Problem: The data below should be printed in full, exactly, and without any of its images.

Start of Recorded data

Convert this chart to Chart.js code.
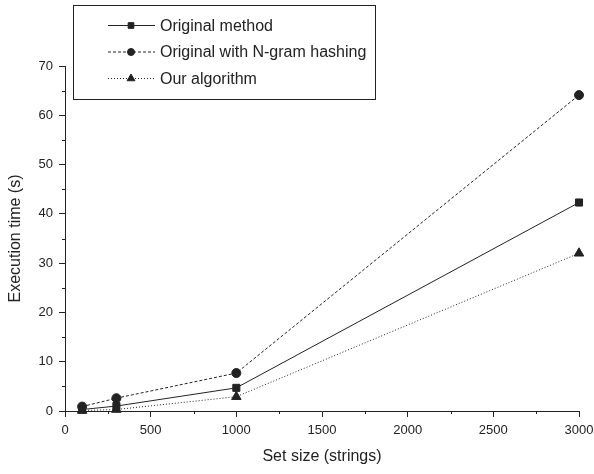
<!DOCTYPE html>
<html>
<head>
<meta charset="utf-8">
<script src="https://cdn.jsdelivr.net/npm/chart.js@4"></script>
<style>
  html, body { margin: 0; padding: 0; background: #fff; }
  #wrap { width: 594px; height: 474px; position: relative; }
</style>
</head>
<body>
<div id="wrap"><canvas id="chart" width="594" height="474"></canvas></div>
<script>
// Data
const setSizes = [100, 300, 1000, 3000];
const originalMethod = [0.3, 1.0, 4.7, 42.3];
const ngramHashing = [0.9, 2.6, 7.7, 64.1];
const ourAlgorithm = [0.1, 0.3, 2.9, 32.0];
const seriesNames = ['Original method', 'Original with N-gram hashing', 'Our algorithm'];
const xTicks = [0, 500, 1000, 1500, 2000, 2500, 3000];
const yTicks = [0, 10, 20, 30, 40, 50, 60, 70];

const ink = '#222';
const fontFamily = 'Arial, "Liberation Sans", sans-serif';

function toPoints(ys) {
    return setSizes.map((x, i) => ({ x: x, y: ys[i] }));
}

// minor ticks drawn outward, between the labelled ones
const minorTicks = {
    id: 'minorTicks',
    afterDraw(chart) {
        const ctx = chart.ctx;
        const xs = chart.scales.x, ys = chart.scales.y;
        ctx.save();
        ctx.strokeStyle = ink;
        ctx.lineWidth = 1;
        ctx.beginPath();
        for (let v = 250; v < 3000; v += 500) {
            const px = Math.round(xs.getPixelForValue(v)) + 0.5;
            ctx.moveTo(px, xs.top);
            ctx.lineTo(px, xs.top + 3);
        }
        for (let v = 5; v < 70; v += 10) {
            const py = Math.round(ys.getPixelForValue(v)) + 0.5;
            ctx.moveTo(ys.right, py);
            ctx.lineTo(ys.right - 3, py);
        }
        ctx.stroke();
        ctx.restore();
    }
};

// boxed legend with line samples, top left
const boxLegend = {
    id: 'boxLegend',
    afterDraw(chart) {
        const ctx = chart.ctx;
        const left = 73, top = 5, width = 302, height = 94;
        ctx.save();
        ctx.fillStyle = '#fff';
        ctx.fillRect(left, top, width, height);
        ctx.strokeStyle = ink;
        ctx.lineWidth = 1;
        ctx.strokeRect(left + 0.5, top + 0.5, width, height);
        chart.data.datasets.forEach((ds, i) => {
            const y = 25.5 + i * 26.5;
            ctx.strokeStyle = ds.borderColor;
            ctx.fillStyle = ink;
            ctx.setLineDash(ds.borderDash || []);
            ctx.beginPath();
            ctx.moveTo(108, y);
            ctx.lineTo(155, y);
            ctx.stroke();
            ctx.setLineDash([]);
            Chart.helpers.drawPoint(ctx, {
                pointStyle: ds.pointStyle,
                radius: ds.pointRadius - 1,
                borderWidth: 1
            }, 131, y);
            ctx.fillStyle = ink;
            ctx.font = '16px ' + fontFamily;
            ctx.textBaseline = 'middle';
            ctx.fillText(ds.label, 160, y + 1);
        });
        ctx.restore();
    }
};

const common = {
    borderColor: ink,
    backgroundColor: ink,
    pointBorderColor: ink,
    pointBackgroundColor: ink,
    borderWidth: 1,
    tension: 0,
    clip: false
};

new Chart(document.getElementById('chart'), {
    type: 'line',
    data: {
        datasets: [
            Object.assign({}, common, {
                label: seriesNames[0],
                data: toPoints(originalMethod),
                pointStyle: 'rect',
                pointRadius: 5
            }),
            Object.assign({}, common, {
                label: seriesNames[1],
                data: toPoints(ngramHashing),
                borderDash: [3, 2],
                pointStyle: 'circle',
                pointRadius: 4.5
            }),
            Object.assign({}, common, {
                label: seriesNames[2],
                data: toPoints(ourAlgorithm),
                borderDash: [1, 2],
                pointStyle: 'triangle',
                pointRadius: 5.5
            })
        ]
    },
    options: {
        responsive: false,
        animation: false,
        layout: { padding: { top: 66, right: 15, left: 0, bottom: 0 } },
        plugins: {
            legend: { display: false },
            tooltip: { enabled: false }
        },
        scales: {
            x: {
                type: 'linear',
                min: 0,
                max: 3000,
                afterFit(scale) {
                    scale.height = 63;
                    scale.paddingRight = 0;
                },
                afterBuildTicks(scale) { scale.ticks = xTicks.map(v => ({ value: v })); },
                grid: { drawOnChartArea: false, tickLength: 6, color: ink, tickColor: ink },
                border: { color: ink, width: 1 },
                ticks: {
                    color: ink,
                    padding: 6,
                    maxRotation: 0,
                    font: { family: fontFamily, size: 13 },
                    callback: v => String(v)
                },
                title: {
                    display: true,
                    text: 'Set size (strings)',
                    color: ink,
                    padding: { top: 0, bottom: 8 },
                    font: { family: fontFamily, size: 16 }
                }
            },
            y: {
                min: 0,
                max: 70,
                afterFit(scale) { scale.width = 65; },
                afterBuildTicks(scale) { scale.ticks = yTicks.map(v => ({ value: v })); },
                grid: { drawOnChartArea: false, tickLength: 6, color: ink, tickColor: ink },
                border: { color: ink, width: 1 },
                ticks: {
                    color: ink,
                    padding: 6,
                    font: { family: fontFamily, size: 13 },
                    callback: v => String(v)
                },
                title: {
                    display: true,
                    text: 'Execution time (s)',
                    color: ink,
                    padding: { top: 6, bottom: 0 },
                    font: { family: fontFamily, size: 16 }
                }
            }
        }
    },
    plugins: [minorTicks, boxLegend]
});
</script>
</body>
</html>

End of Recorded data

The solution:
Convert this chart to Chart.js code.
<!DOCTYPE html>
<html>
<head>
<meta charset="utf-8">
<script src="https://cdn.jsdelivr.net/npm/chart.js@4"></script>
<style>
  html, body { margin: 0; padding: 0; background: #fff; }
  #wrap { width: 594px; height: 474px; position: relative; }
</style>
</head>
<body>
<div id="wrap"><canvas id="chart" width="594" height="474"></canvas></div>
<script>
// Data
const setSizes = [100, 300, 1000, 3000];
const originalMethod = [0.3, 1.0, 4.7, 42.3];
const ngramHashing = [0.9, 2.6, 7.7, 64.1];
const ourAlgorithm = [0.1, 0.3, 2.9, 32.0];
const seriesNames = ['Original method', 'Original with N-gram hashing', 'Our algorithm'];
const xTicks = [0, 500, 1000, 1500, 2000, 2500, 3000];
const yTicks = [0, 10, 20, 30, 40, 50, 60, 70];

const ink = '#222';
const fontFamily = 'Arial, "Liberation Sans", sans-serif';

function toPoints(ys) {
    return setSizes.map((x, i) => ({ x: x, y: ys[i] }));
}

// minor ticks drawn outward, between the labelled ones
const minorTicks = {
    id: 'minorTicks',
    afterDraw(chart) {
        const ctx = chart.ctx;
        const xs = chart.scales.x, ys = chart.scales.y;
        ctx.save();
        ctx.strokeStyle = ink;
        ctx.lineWidth = 1;
        ctx.beginPath();
        for (let v = 250; v < 3000; v += 500) {
            const px = Math.round(xs.getPixelForValue(v)) + 0.5;
            ctx.moveTo(px, xs.top);
            ctx.lineTo(px, xs.top + 3);
        }
        for (let v = 5; v < 70; v += 10) {
            const py = Math.round(ys.getPixelForValue(v)) + 0.5;
            ctx.moveTo(ys.right, py);
            ctx.lineTo(ys.right - 3, py);
        }
        ctx.stroke();
        ctx.restore();
    }
};

// boxed legend with line samples, top left
const boxLegend = {
    id: 'boxLegend',
    afterDraw(chart) {
        const ctx = chart.ctx;
        const left = 73, top = 5, width = 302, height = 94;
        ctx.save();
        ctx.fillStyle = '#fff';
        ctx.fillRect(left, top, width, height);
        ctx.strokeStyle = ink;
        ctx.lineWidth = 1;
        ctx.strokeRect(left + 0.5, top + 0.5, width, height);
        chart.data.datasets.forEach((ds, i) => {
            const y = 25.5 + i * 26.5;
            ctx.strokeStyle = ds.borderColor;
            ctx.fillStyle = ink;
            ctx.setLineDash(ds.borderDash || []);
            ctx.beginPath();
            ctx.moveTo(108, y);
            ctx.lineTo(155, y);
            ctx.stroke();
            ctx.setLineDash([]);
            Chart.helpers.drawPoint(ctx, {
                pointStyle: ds.pointStyle,
                radius: ds.pointRadius - 1,
                borderWidth: 1
            }, 131, y);
            ctx.fillStyle = ink;
            ctx.font = '16px ' + fontFamily;
            ctx.textBaseline = 'middle';
            ctx.fillText(ds.label, 160, y + 1);
        });
        ctx.restore();
    }
};

const common = {
    borderColor: ink,
    backgroundColor: ink,
    pointBorderColor: ink,
    pointBackgroundColor: ink,
    borderWidth: 1,
    tension: 0,
    clip: false
};

new Chart(document.getElementById('chart'), {
    type: 'line',
    data: {
        datasets: [
            Object.assign({}, common, {
                label: seriesNames[0],
                data: toPoints(originalMethod),
                pointStyle: 'rect',
                pointRadius: 5
            }),
            Object.assign({}, common, {
                label: seriesNames[1],
                data: toPoints(ngramHashing),
                borderDash: [3, 2],
                pointStyle: 'circle',
                pointRadius: 4.5
            }),
            Object.assign({}, common, {
                label: seriesNames[2],
                data: toPoints(ourAlgorithm),
                borderDash: [1, 2],
                pointStyle: 'triangle',
                pointRadius: 5.5
            })
        ]
    },
    options: {
        responsive: false,
        animation: false,
        layout: { padding: { top: 66, right: 15, left: 0, bottom: 0 } },
        plugins: {
            legend: { display: false },
            tooltip: { enabled: false }
        },
        scales: {
            x: {
                type: 'linear',
                min: 0,
                max: 3000,
                afterFit(scale) {
                    scale.height = 63;
                    scale.paddingRight = 0;
                },
                afterBuildTicks(scale) { scale.ticks = xTicks.map(v => ({ value: v })); },
                grid: { drawOnChartArea: false, tickLength: 6, color: ink, tickColor: ink },
                border: { color: ink, width: 1 },
                ticks: {
                    color: ink,
                    padding: 6,
                    maxRotation: 0,
                    font: { family: fontFamily, size: 13 },
                    callback: v => String(v)
                },
                title: {
                    display: true,
                    text: 'Set size (strings)',
                    color: ink,
                    padding: { top: 0, bottom: 8 },
                    font: { family: fontFamily, size: 16 }
                }
            },
            y: {
                min: 0,
                max: 70,
                afterFit(scale) { scale.width = 65; },
                afterBuildTicks(scale) { scale.ticks = yTicks.map(v => ({ value: v })); },
                grid: { drawOnChartArea: false, tickLength: 6, color: ink, tickColor: ink },
                border: { color: ink, width: 1 },
                ticks: {
                    color: ink,
                    padding: 6,
                    font: { family: fontFamily, size: 13 },
                    callback: v => String(v)
                },
                title: {
                    display: true,
                    text: 'Execution time (s)',
                    color: ink,
                    padding: { top: 6, bottom: 0 },
                    font: { family: fontFamily, size: 16 }
                }
            }
        }
    },
    plugins: [minorTicks, boxLegend]
});
</script>
</body>
</html>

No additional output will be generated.